Work instructions: Return, exactly as written, the lines that start at the one holding "What Observable Plot" and end at the one holding "const yDomain = [0, 3.77];", with both of those lines kept. Skip any pictures.

Supplied records:
Start

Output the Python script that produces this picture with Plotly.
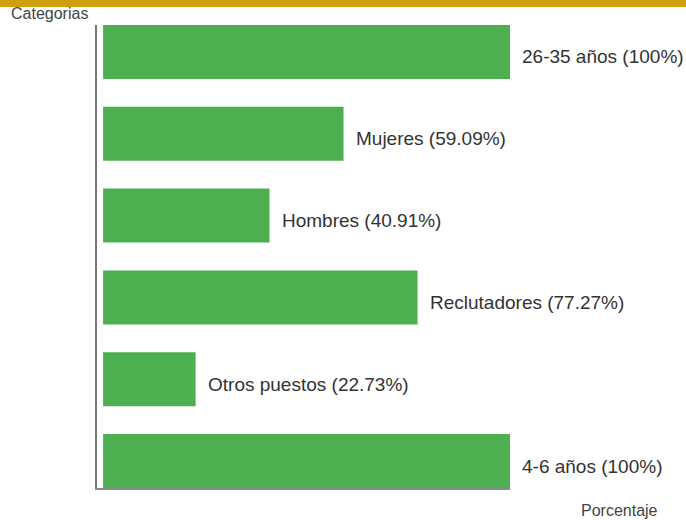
import plotly.graph_objects as go

categories = ["26-35 años", "Mujeres", "Hombres", "Reclutadores", "Otros puestos", "4-6 años"]
values = [100, 59.09, 40.91, 77.27, 22.73, 100]
value_labels = ["100%", "59.09%", "40.91%", "77.27%", "22.73%", "100%"]

W, H = 686, 520
L, R, T, B = 97, 176, 25, 32
PW, PH = W - L - R, H - T - B

def px_x(p):
    return (p - L) / PW

def px_y(p):
    return (H - B - p) / PH

positions = list(range(len(categories)))
FONT = "Arial, 'Liberation Sans', sans-serif"

fig = go.Figure()
fig.add_trace(go.Bar(
    x=values, y=positions, orientation="h",
    width=0.66,
    marker=dict(color="#4CAF50", line=dict(width=0)),
    hovertext=categories, hoverinfo="text+x",
    showlegend=False,
))

annotations = []
for pos, cat, v, lab in zip(positions, categories, values, value_labels):
    annotations.append(dict(
        x=v, y=pos, xref="x", yref="y",
        text=f"{cat} ({lab})", showarrow=False,
        xanchor="left", yanchor="middle", xshift=10, yshift=-5,
        font=dict(family=FONT, size=19, color="#333333"),
    ))

annotations.append(dict(
    x=px_x(9), y=px_y(14), xref="paper", yref="paper",
    text="Categorias", showarrow=False, xanchor="left", yanchor="middle",
    font=dict(family=FONT, size=16, color="#444444"),
))
annotations.append(dict(
    x=px_x(579), y=px_y(510), xref="paper", yref="paper",
    text="Porcentaje", showarrow=False, xanchor="left", yanchor="middle",
    font=dict(family=FONT, size=16, color="#444444"),
))

shapes = [dict(
    type="rect", xref="paper", yref="paper",
    x0=px_x(0), x1=px_x(W), y0=px_y(7), y1=px_y(0),
    fillcolor="#CFA00E", line=dict(width=0), layer="above",
)]

fig.update_layout(
    width=W, height=H,
    margin=dict(l=L, r=R, t=T, b=B, pad=0),
    paper_bgcolor="white", plot_bgcolor="white",
    annotations=annotations, shapes=shapes,
    bargap=0.34,
    xaxis=dict(range=[-1.5, 100], showticklabels=False, showgrid=False,
               zeroline=False, showline=True, linecolor="#8a8a8a", linewidth=2,
               ticks=""),
    yaxis=dict(range=[5.33, -0.33], showticklabels=False, showgrid=False,
               zeroline=False, showline=True, linecolor="#777777", linewidth=2,
               ticks=""),
)

fig.write_html("out.html", config={"displayModeBar": False},
               post_script="document.body.style.margin='0';document.body.style.padding='0';")
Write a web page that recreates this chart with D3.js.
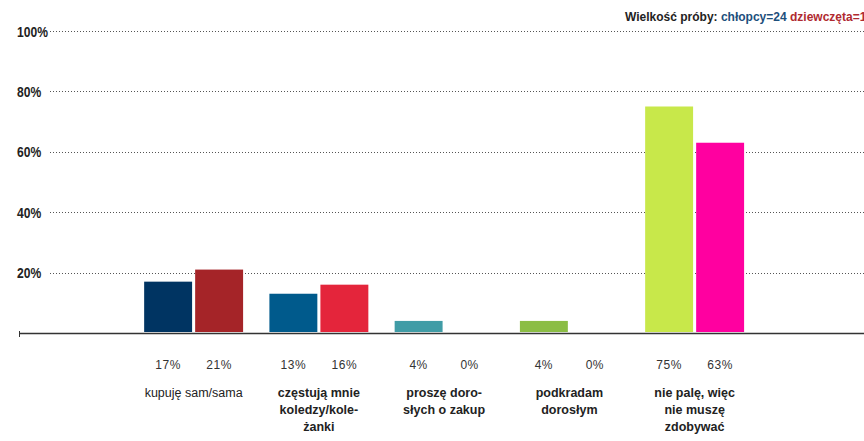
<!DOCTYPE html>
<html>
<head>
<meta charset="utf-8">
<script src="https://cdn.jsdelivr.net/npm/d3@7"></script>
<style>
  body { margin: 0; background: #fff; }
  svg { display: block; font-family: "Liberation Sans", Arial, sans-serif; }
</style>
</head>
<body>
<svg width="864" height="441"></svg>
<script>
let categories = [
  ["kupuję sam/sama"],
  ["częstują mnie", "koledzy/kole-", "żanki"],
  ["proszę doro-", "słych o zakup"],
  ["podkradam", "dorosłym"],
  ["nie palę, więc", "nie muszę", "zdobywać"]
];
let boldLabel = [false, true, true, true, true];
let boys = [17, 13, 4, 4, 75];
let girls = [21, 16, 0, 0, 63];
let boyColors = ["#003462", "#005a8c", "#409ca6", "#8bbd44", "#c8e84a"];
let girlColors = ["#a52428", "#e4253b", "#e4253b", "#e4253b", "#ff00a0"];
let yTicks = [20, 40, 60, 80, 100];

var drawChart = function() {
  let svg = d3.select("svg");
  let width = 864;

  let y = d3.scaleLinear().domain([0, 100]).range([333, 31]);

  let groupIdx = d3.range(categories.length);
  let x = d3.scaleBand()
    .domain(groupIdx)
    .range([131, 757.25])
    .paddingInner(0.21)
    .paddingOuter(0.105);

  let sub = d3.scaleBand()
    .domain(["boys", "girls"])
    .range([0, x.bandwidth()])
    .paddingInner(0.06);

  // grid lines
  let grid = svg.append("g").attr("id", "grid");
  grid.selectAll("line")
    .data(yTicks)
    .enter().append("line")
    .attr("x1", 50)
    .attr("x2", width)
    .attr("y1", d => Math.round(y(d)) + 0.5)
    .attr("y2", d => Math.round(y(d)) + 0.5)
    .attr("stroke", "#555")
    .attr("stroke-width", 1)
    .attr("stroke-dasharray", "1,2");

  // condensed tick labels (squeezed horizontally)
  grid.selectAll("text")
    .data(yTicks)
    .enter().append("text")
    .attr("transform", d => "translate(17," + y(d) + ") scale(0.78,1)")
    .attr("dy", "0.36em")
    .style("font-weight", "bold")
    .style("font-size", "15.5px")
    .attr("fill", "#222")
    .text(d => d + "%");

  // bars
  let groups = svg.selectAll("g.group")
    .data(groupIdx)
    .enter().append("g")
    .attr("class", "group")
    .attr("transform", d => "translate(" + x(d) + ",0)");

  groups.append("rect")
    .attr("x", sub("boys"))
    .attr("y", d => y(boys[d]))
    .attr("width", sub.bandwidth())
    .attr("height", d => y(0) - 1 - y(boys[d]))
    .attr("fill", d => boyColors[d]);

  groups.append("rect")
    .attr("x", sub("girls"))
    .attr("y", d => y(girls[d]))
    .attr("width", sub.bandwidth())
    .attr("height", d => Math.max(0, y(0) - 1 - y(girls[d])))
    .attr("fill", d => girlColors[d]);

  // value labels
  groups.append("text")
    .attr("x", sub("boys") + sub.bandwidth() / 2)
    .attr("y", 369)
    .attr("text-anchor", "middle")
    .style("font-size", "12px")
    .style("letter-spacing", "0.5px")
    .attr("fill", "#333")
    .text(d => boys[d] + "%");

  groups.append("text")
    .attr("x", sub("girls") + sub.bandwidth() / 2)
    .attr("y", 369)
    .attr("text-anchor", "middle")
    .style("font-size", "12px")
    .style("letter-spacing", "0.5px")
    .attr("fill", "#333")
    .text(d => girls[d] + "%");

  // category labels
  groups.each(function(d) {
    let t = d3.select(this).append("text")
      .attr("text-anchor", "middle")
      .style("font-size", "12.5px")
      .style("font-weight", boldLabel[d] ? "bold" : "normal")
      .attr("fill", "#222");
    categories[d].forEach(function(line, i) {
      t.append("tspan")
        .attr("x", x.bandwidth() / 2)
        .attr("y", 397 + i * 17)
        .text(line);
    });
  });

  // baseline
  svg.append("line")
    .attr("x1", 19).attr("x2", width)
    .attr("y1", 333.5).attr("y2", 333.5)
    .attr("stroke", "#333")
    .attr("stroke-width", 1.5);
  svg.append("line")
    .attr("x1", 19.5).attr("x2", 19.5)
    .attr("y1", 331).attr("y2", 337)
    .attr("stroke", "#333");

  // sample size note (runs off the right edge, as in the original)
  let note = svg.append("text")
    .attr("x", 625)
    .attr("y", 21)
    .style("font-size", "12px")
    .style("font-weight", "bold");
  note.append("tspan").attr("fill", "#222").text("Wielkość próby: ");
  note.append("tspan").attr("fill", "#1d4f7c").text("chłopcy=24 ");
  note.append("tspan").attr("fill", "#b02a30").text("dziewczęta=19");
}

drawChart();
</script>
</body>
</html>
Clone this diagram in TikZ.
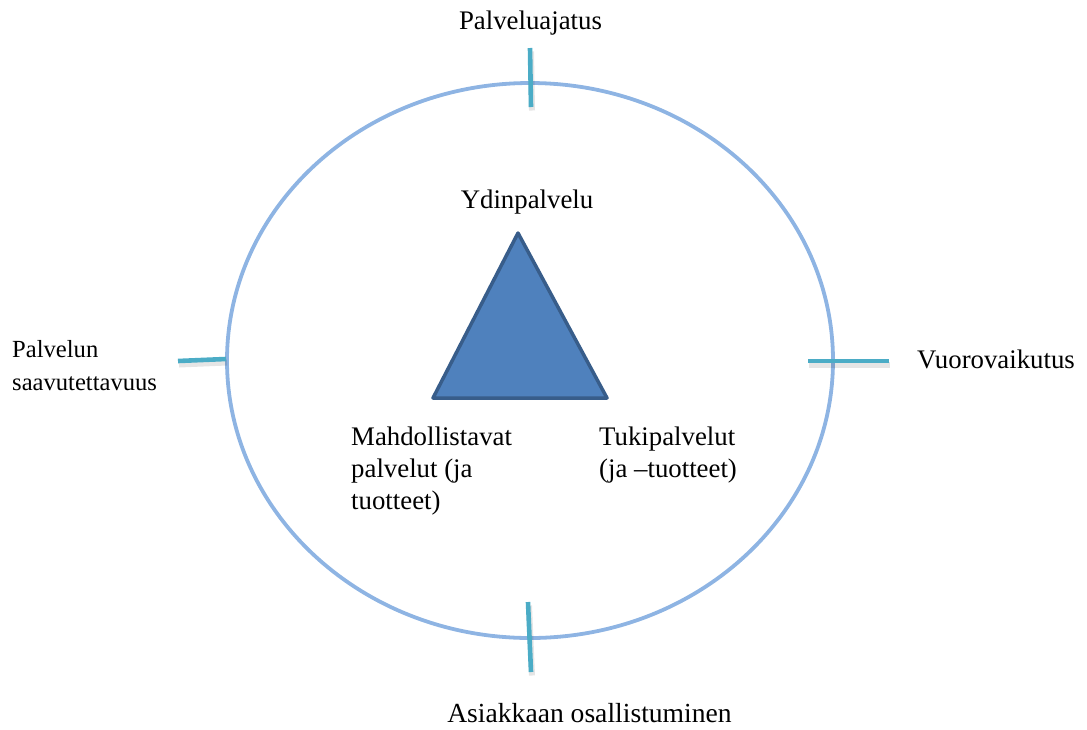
\documentclass[tikz,border=0pt]{standalone}
\usepackage{fontspec}
\setmainfont{Liberation Serif}
\definecolor{ringblue}{HTML}{8EB4E3}
\definecolor{tickteal}{HTML}{4BACC6}
\definecolor{trifill}{HTML}{4F81BD}
\definecolor{triedge}{HTML}{385D8A}
\tikzset{
  ring/.style={draw=ringblue, line width=3.8pt},
  tick/.style={draw=tickteal, line width=4.6pt},
  tickshadow/.style={draw=black, opacity=0.10, line width=6pt},
  core/.style={fill=trifill, draw=triedge, line width=3.5pt, line join=round},
  lbl/.style={inner sep=0pt, font=\fontsize{26.8}{32}\selectfont, align=left},
  lblsmall/.style={inner sep=0pt, font=\fontsize{24.6}{33}\selectfont, align=left},
}
\begin{document}
\begin{tikzpicture}[x=1pt, y=-1pt]
\useasboundingbox (0,0) rectangle (1087,729);

% outer ring
\draw[ring] (530,360.5) ellipse [x radius=303pt, y radius=277.5pt];

% tick marks across the ring
\coordinate (tTa) at (530,48);  \coordinate (tTb) at (531,107);
\coordinate (tLa) at (178,361); \coordinate (tLb) at (226,359);
\coordinate (tRa) at (808,361); \coordinate (tRb) at (889,361);
\coordinate (tBa) at (528,602); \coordinate (tBb) at (531,672);
\foreach \a/\b in {tTa/tTb, tLa/tLb, tRa/tRb, tBa/tBb}{
  \draw[tickshadow] ([shift={(1,3.5)}]\a) -- ([shift={(1,3.5)}]\b);
  \draw[tick] (\a) -- (\b);
}

% core triangle
\coordinate (apex) at (518,233);
\coordinate (bl) at (433,398);
\coordinate (br) at (607,398);
\draw[core] (apex) -- (br) -- (bl) -- cycle;

% labels (multi-line nodes are placed by the baseline of their last line)
\node[lbl, anchor=base] (idea) at (530.5,29) {Palveluajatus};
\node[lbl, anchor=base] (corelbl) at (527,208) {Ydinpalvelu};
\node[lbl, anchor=base west] (inter) at (917,368) {Vuorovaikutus};
\node[lblsmall, anchor=base west] (access) at (12,390) {Palvelun\\saavutettavuus};
\node[lbl, anchor=base west] (enable) at (351,509) {Mahdollistavat\\palvelut (ja\\tuotteet)};
\node[lbl, anchor=base west] (support) at (599,477) {Tukipalvelut\\(ja –tuotteet)};
\node[lbl, anchor=base, font=\fontsize{27.6}{32}\selectfont] (part) at (589.5,722) {Asiakkaan osallistuminen};
\end{tikzpicture}
\end{document}
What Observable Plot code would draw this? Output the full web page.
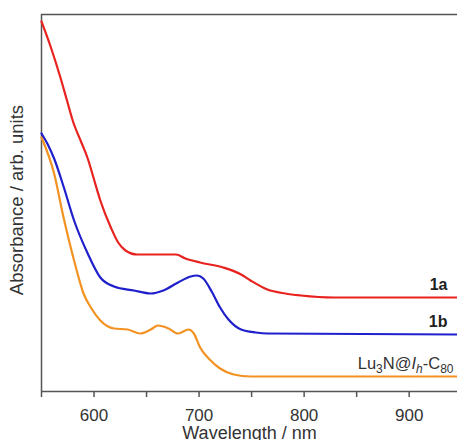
<!DOCTYPE html>
<html>
<head>
<meta charset="utf-8">
<script src="https://cdn.jsdelivr.net/npm/d3@7"></script>
<script src="https://cdn.jsdelivr.net/npm/@observablehq/plot@0.6"></script>
<style>
  html, body { margin: 0; padding: 0; background: #fff; }
  #chart svg { display: block; }
</style>
</head>
<body>
<div id="chart"></div>
<script>
// Wavelength (nm) and absorbance (arb. units)
const nm1a  = [550, 558, 568, 574, 580, 588, 594, 600, 606, 616, 623, 630, 641, 663, 678, 687, 701, 723, 740, 749, 765, 782, 797, 828, 946];
const abs1a = [3.70, 3.47, 3.14, 2.92, 2.70, 2.49, 2.33, 2.12, 1.91, 1.64, 1.49, 1.41, 1.37, 1.37, 1.37, 1.33, 1.29, 1.24, 1.17, 1.11, 1.02, 0.98, 0.96, 0.94, 0.94];

const nm1b  = [550, 556, 562, 571, 581, 594, 606, 619, 638, 654, 666, 680, 692, 698, 704, 712, 720, 728, 740, 754, 765, 946];
const abs1b = [2.58, 2.47, 2.33, 2.05, 1.71, 1.38, 1.14, 1.05, 1.01, 0.98, 1.01, 1.09, 1.15, 1.16, 1.13, 1.00, 0.84, 0.72, 0.62, 0.59, 0.58, 0.57];

const nmLu  = [550, 562, 571, 581, 590, 597, 606, 619, 632, 644, 654, 661, 671, 680, 690, 695, 701, 711, 720, 733, 749, 946];
const absLu = [2.54, 2.18, 1.74, 1.31, 0.98, 0.84, 0.71, 0.63, 0.62, 0.58, 0.62, 0.66, 0.63, 0.58, 0.62, 0.58, 0.44, 0.31, 0.23, 0.17, 0.15, 0.15];

const seriesNames  = ["Lu3N@Ih-C80", "1b", "1a"];
const seriesColors = ["#f29222", "#1f1fcc", "#e8231f"];
const xTicks = [550, 600, 650, 700, 750, 800, 850, 900];
const xLabel = "Wavelength / nm";
const yLabel = "Absorbance / arb. units";

const xDomain = [550, 946];
const yDomain = [0, 3.77];

const toRows = (name, xs, ys) => xs.map((x, i) => ({series: name, nm: x, abs: ys[i]}));
const rows = [
  ...toRows("Lu3N@Ih-C80", nmLu, absLu),
  ...toRows("1b", nm1b, abs1b),
  ...toRows("1a", nm1a, abs1a)
];
const ends = [
  {series: "1a", nm: nm1a[nm1a.length - 1], abs: abs1a[abs1a.length - 1], bold: true},
  {series: "1b", nm: nm1b[nm1b.length - 1], abs: abs1b[abs1b.length - 1], bold: true},
  {series: "Lu3N@Ih-C80", nm: nmLu[nmLu.length - 1], abs: absLu[absLu.length - 1], bold: false}
];

const axisColor = "#555";

const chart = Plot.plot({
  width: 457,
  height: 440,
  marginLeft: 41,
  marginRight: 0,
  marginTop: 14,
  marginBottom: 49,
  style: {fontFamily: "'Liberation Sans', Arial, Helvetica, sans-serif", fontSize: "17px", color: "#333", background: "#fff"},
  x: {domain: xDomain},
  y: {domain: yDomain, axis: null},
  color: {domain: seriesNames, range: seriesColors},
  marks: [
    Plot.ruleY([yDomain[1]], {stroke: axisColor, strokeWidth: 1.5}),
    Plot.ruleX([xDomain[0]], {stroke: axisColor, strokeWidth: 1.5}),
    Plot.ruleY([yDomain[0]], {stroke: axisColor, strokeWidth: 1.5}),
    Plot.axisX({ticks: xTicks, tickFormat: d => d % 100 === 0 ? String(d) : "", tickSize: 6, tickPadding: 11, label: null, stroke: axisColor, strokeWidth: 1.5, fill: "#333"}),
    Plot.line(rows, {x: "nm", y: "abs", z: "series", stroke: "series", strokeWidth: 2.2, curve: "monotone-x"}),
    Plot.text(ends.filter(d => d.bold), {x: "nm", y: "abs", text: "series", textAnchor: "end", dx: -10, dy: -13, fontWeight: "bold", fontSize: 16, fill: "#222"}),
    Plot.text(ends.filter(d => !d.bold), {x: "nm", y: "abs", text: "series", textAnchor: "end", dx: -4, dy: -13, fontSize: 16.5, fill: "#333"}),
    Plot.text([xLabel], {frameAnchor: "bottom", text: d => d, textAnchor: "middle", lineAnchor: "bottom", dy: 47, fontSize: 18, fill: "#333"}),
    Plot.text([yLabel], {frameAnchor: "left", text: d => d, textAnchor: "middle", lineAnchor: "middle", rotate: -90, dx: -24, dy: -3, fontSize: 18.5, fill: "#333"})
  ]
});

// Rich formatting for the fullerene label (subscripts, italic I_h)
d3.select(chart).selectAll("text").each(function() {
  if (this.textContent === "Lu3N@Ih-C80") {
    const t = d3.select(this);
    t.text(null);
    const parts = [
      ["Lu", false, false], ["3", true, false], ["N@", false, false],
      ["I", false, true], ["h", true, true], ["-C", false, false], ["80", true, false]
    ];
    let sub = false;
    for (const [s, isSub, isItal] of parts) {
      const sp = t.append("tspan").text(s);
      if (isSub && !sub) sp.attr("dy", 4);
      if (!isSub && sub) sp.attr("dy", -4);
      if (isSub) sp.attr("font-size", 12);
      if (isItal) sp.attr("font-style", "italic");
      sub = isSub;
    }
  }
});

document.getElementById("chart").appendChild(chart);
</script>
</body>
</html>
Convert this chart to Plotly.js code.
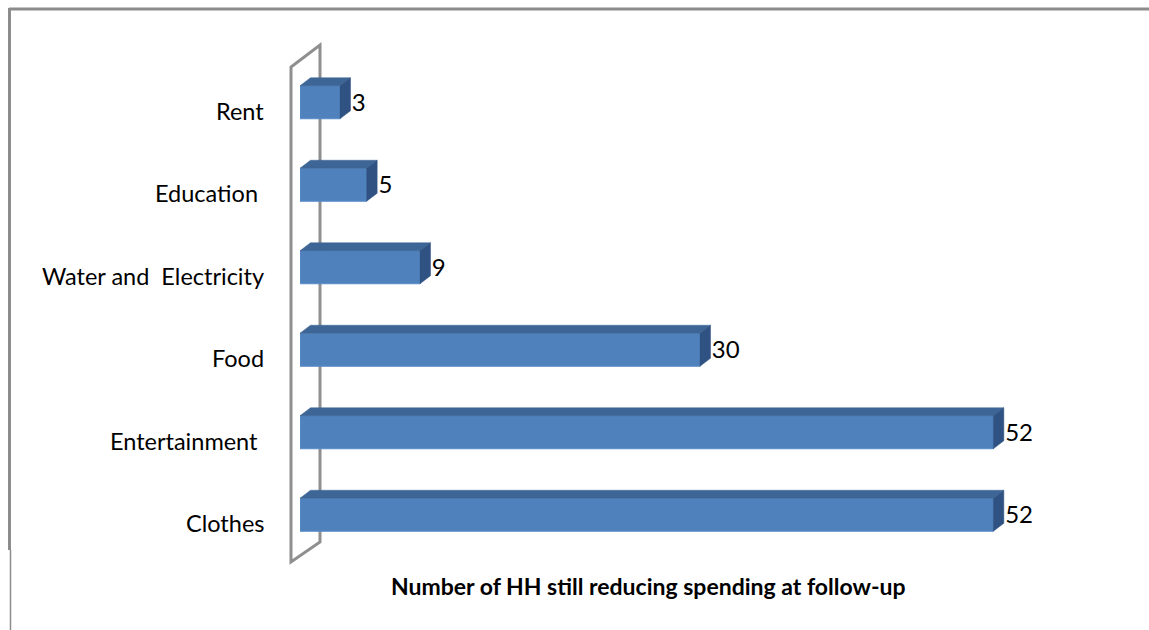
<!DOCTYPE html>
<html>
<head>
<meta charset="utf-8">
<script src="https://cdn.plot.ly/plotly-3.0.1.min.js"></script>
<style>html,body{margin:0;padding:0;background:#fff;}#chart{width:1149px;height:630px;}</style>
</head>
<body>
<div id="chart"></div>
<script>
// Data (bottom to top)
const categories = ["Clothes", "Entertainment ", "Food", "Water and  Electricity", "Education ", "Rent"];
const values = [52, 52, 30, 9, 5, 3];
const valueLabels = ["52", "52", "30", "9", "5", "3"];
const axisTitle = "Number of HH still reducing spending at follow-up";

// geometry (pixel-based layout)
const W = 1149, H = 630;
const plotL = 300, plotR = 1100, plotT = 61, plotB = 556;
const xMax = 60;
const pxPerX = (plotR - plotL) / xMax;
const pxPerY = (plotB - plotT) / 6;
const barH = 0.4;
const dx = 10.5 / pxPerX;
const dy = 8 / pxPerY;

const front = "#4f81bd", topC = "#3d6595", sideC = "#2f5282";
const idx = categories.map((_, i) => i);
const fontFam = "Lato, 'Open Sans', sans-serif";

const traces = [];
// top and side faces
values.forEach((v, i) => {
  const yt = i + barH / 2, yb = i - barH / 2;
  traces.push({
    type: "scatter", mode: "lines", fill: "toself", fillcolor: topC,
    line: {width: 0.5, color: topC}, hoverinfo: "skip", showlegend: false,
    x: [0, v, v + dx, dx, 0], y: [yt, yt, yt + dy, yt + dy, yt]
  });
  traces.push({
    type: "scatter", mode: "lines", fill: "toself", fillcolor: sideC,
    line: {width: 0.5, color: sideC}, hoverinfo: "skip", showlegend: false,
    x: [v, v, v + dx, v + dx, v], y: [yb, yt, yt + dy, yb + dy, yb]
  });
});
// front faces
traces.push({
  type: "bar", orientation: "h", x: values, y: idx, width: barH,
  marker: {color: front, line: {width: 1, color: "#5a8cc8"}},
  hoverinfo: "x+y", showlegend: false
});
// value labels
traces.push({
  type: "scatter", mode: "text", x: values.map(v => v + dx + 0.1), y: idx.map(i => i - 0.03),
  text: valueLabels, textposition: "middle right",
  textfont: {family: fontFam, size: 24, color: "#000"},
  hoverinfo: "skip", showlegend: false, cliponaxis: false
});

const px2x = p => (p - plotL) / (plotR - plotL);
const px2y = p => (plotB - p) / (plotB - plotT);

const annotations = categories.map((c, i) => ({
  text: c.replace(/ $/, "&nbsp;"), xref: "paper", yref: "y", x: px2x(266), y: i - 0.1,
  xanchor: "right", yanchor: "middle", showarrow: false,
  font: {family: fontFam, size: 23.5, color: "#000"}
}));
annotations.push({
  text: "<b>" + axisTitle + "</b>", xref: "paper", yref: "paper",
  x: px2x(648), y: px2y(586), xanchor: "center", yanchor: "middle", showarrow: false,
  font: {family: fontFam, size: 23, color: "#000"}
});

const wallCol = "#8f8f8f";
const shapes = [
  // chart border
  {type: "line", xref: "paper", yref: "paper", x0: px2x(9), x1: px2x(1152), y0: px2y(9), y1: px2y(9), line: {color: "#8c8c8c", width: 3}},
  {type: "line", xref: "paper", yref: "paper", x0: px2x(9.5), x1: px2x(9.5), y0: px2y(8), y1: px2y(550), line: {color: "#8c8c8c", width: 3}},
  {type: "line", xref: "paper", yref: "paper", x0: px2x(10.5), x1: px2x(10.5), y0: px2y(550), y1: px2y(632), line: {color: "#8c8c8c", width: 1.5}},
  // wall (side panel)
  {type: "path", xref: "paper", yref: "paper", layer: "below",
   path: "M " + px2x(291) + " " + px2y(562) + " L " + px2x(291) + " " + px2y(67) +
         " L " + px2x(320) + " " + px2y(45) + " L " + px2x(320) + " " + px2y(542) + " Z",
   line: {color: wallCol, width: 3}}
];

const layout = {
  width: W, height: H,
  margin: {l: plotL, r: W - plotR, t: plotT, b: H - plotB, pad: 0},
  paper_bgcolor: "#fff", plot_bgcolor: "rgba(0,0,0,0)",
  xaxis: {range: [0, xMax], showgrid: false, zeroline: false, showticklabels: false, showline: false, ticks: ""},
  yaxis: {range: [-0.5, 5.5], showgrid: false, zeroline: false, showticklabels: false, showline: false, ticks: ""},
  annotations: annotations, shapes: shapes, showlegend: false
};

Plotly.newPlot("chart", traces, layout, {displayModeBar: false, staticPlot: true});
</script>
</body>
</html>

End

Reply to the task:
What Observable Plot code would draw this? Output the full web page.
<!DOCTYPE html>
<html>
<head>
<meta charset="utf-8">
<script src="https://cdn.jsdelivr.net/npm/d3@7"></script>
<script src="https://cdn.jsdelivr.net/npm/@observablehq/plot@0.6"></script>
<style>
  html, body { margin: 0; padding: 0; background: #fff; }
  #chart svg { display: block; }
</style>
</head>
<body>
<div id="chart"></div>
<script>
// Wavelength (nm) and absorbance (arb. units)
const nm1a  = [550, 558, 568, 574, 580, 588, 594, 600, 606, 616, 623, 630, 641, 663, 678, 687, 701, 723, 740, 749, 765, 782, 797, 828, 946];
const abs1a = [3.70, 3.47, 3.14, 2.92, 2.70, 2.49, 2.33, 2.12, 1.91, 1.64, 1.49, 1.41, 1.37, 1.37, 1.37, 1.33, 1.29, 1.24, 1.17, 1.11, 1.02, 0.98, 0.96, 0.94, 0.94];

const nm1b  = [550, 556, 562, 571, 581, 594, 606, 619, 638, 654, 666, 680, 692, 698, 704, 712, 720, 728, 740, 754, 765, 946];
const abs1b = [2.58, 2.47, 2.33, 2.05, 1.71, 1.38, 1.14, 1.05, 1.01, 0.98, 1.01, 1.09, 1.15, 1.16, 1.13, 1.00, 0.84, 0.72, 0.62, 0.59, 0.58, 0.57];

const nmLu  = [550, 562, 571, 581, 590, 597, 606, 619, 632, 644, 654, 661, 671, 680, 690, 695, 701, 711, 720, 733, 749, 946];
const absLu = [2.54, 2.18, 1.74, 1.31, 0.98, 0.84, 0.71, 0.63, 0.62, 0.58, 0.62, 0.66, 0.63, 0.58, 0.62, 0.58, 0.44, 0.31, 0.23, 0.17, 0.15, 0.15];

const seriesNames  = ["Lu3N@Ih-C80", "1b", "1a"];
const seriesColors = ["#f29222", "#1f1fcc", "#e8231f"];
const xTicks = [550, 600, 650, 700, 750, 800, 850, 900];
const xLabel = "Wavelength / nm";
const yLabel = "Absorbance / arb. units";

const xDomain = [550, 946];
const yDomain = [0, 3.77];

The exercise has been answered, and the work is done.